Let $G=GL(2,GF(3))$ be the group of all matrices $ \begin{pmatrix} a & b \\ c & d \end{pmatrix} $

Question

Let $G=GL(2,GF(3))$ be the group of all matrices $ \begin{pmatrix} a & b \\ c & d \end{pmatrix} $ whose determinants are not zero. and whose entries $a,b,c,d$ are taken from the finite field $GF(3)=\{0,1,2\}$. and $H = \{\begin{pmatrix} a & b \\ c & d \end{pmatrix} \in G : ad - bc = 1\}$ What is $o(H)$?

First of all, I've computed $o(G) = 48$, The columns have to be linearly independent. so first column is $3\times 3 = 9$ options, and $(0,0)$ can't be too, so total $8$ options. Second column, same thing but we need to take into consideration that there could be a scalar multiplcation with the first column, so we need to substract two scalars $1,2$ and we stay with $6$ options. Total is $o(G) = 48$. I've computed this value so I can use lagrange later.

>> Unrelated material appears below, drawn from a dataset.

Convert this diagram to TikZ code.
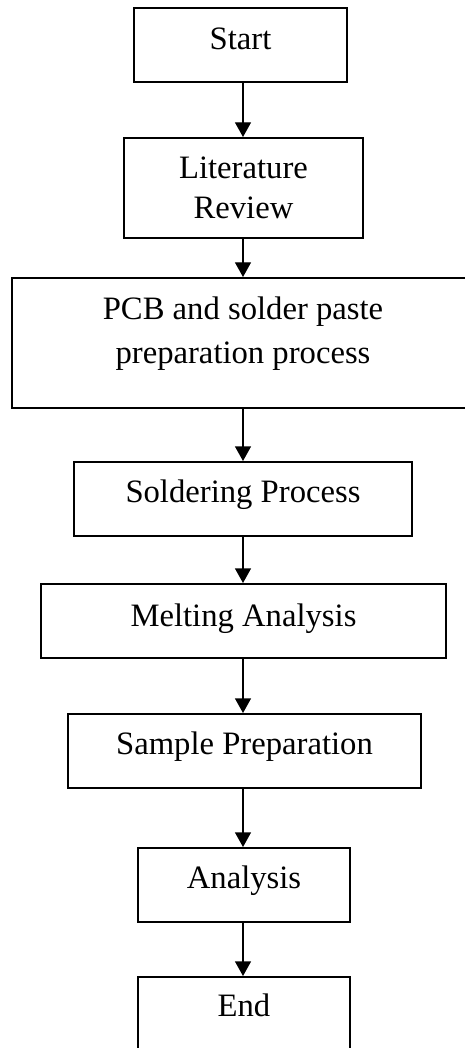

Now, I need to find the matrices that their determinant gives $1$. Is there a way to find them efficiently without counting one after one? I think there're 24 options in total, but I'm not sure how to prove it without counting one by one.

I thought about taking

$ad = 0 \rightarrow bc = 2$, total of $5\times 2 = 10$ options

$ad = 1, \rightarrow bc = 0$, total of $5\times 2 = 10$ options

$ad = 2 \rightarrow bc = 1$, total of $2\times 2 = 4$ options.

total of $10+10+4 = 24$ options.

Then $o(H) | o(G) = 24 | 48 = 2$, and lagrange works.

Answer 1

You method works. Here's an efficient way, though:

Hint: Note that $H$ is a subgroup, and that the coset $$ \pmatrix{2&0\\0&1} H $$ consists of all elements whose determinant is $2$.

Answer 2

Note that you have a surjective homomorphism \begin{align*} \operatorname{GL}_2(\Bbb F_3)&\to\Bbb F_3^\times\\ M&\mapsto\det M \end{align*} which has kernel precisely $H = \operatorname{SL}_2(\Bbb F_3) = \{M\in\operatorname{GL}_2(\Bbb F_3)\mid\det M = 1\}$. Thus, $$ \operatorname{GL}_2(\Bbb F_3)/\operatorname{SL}_2(\Bbb F_3)\cong\Bbb F_3^\times, $$ and hence $2 = \#\Bbb F_3^\times = \#(\operatorname{GL}_2(\Bbb F_3)/\operatorname{SL}_2(\Bbb F_3)) = \#\operatorname{GL}_2(\Bbb F_3)/\#\operatorname{SL}_2(\Bbb F_3)$.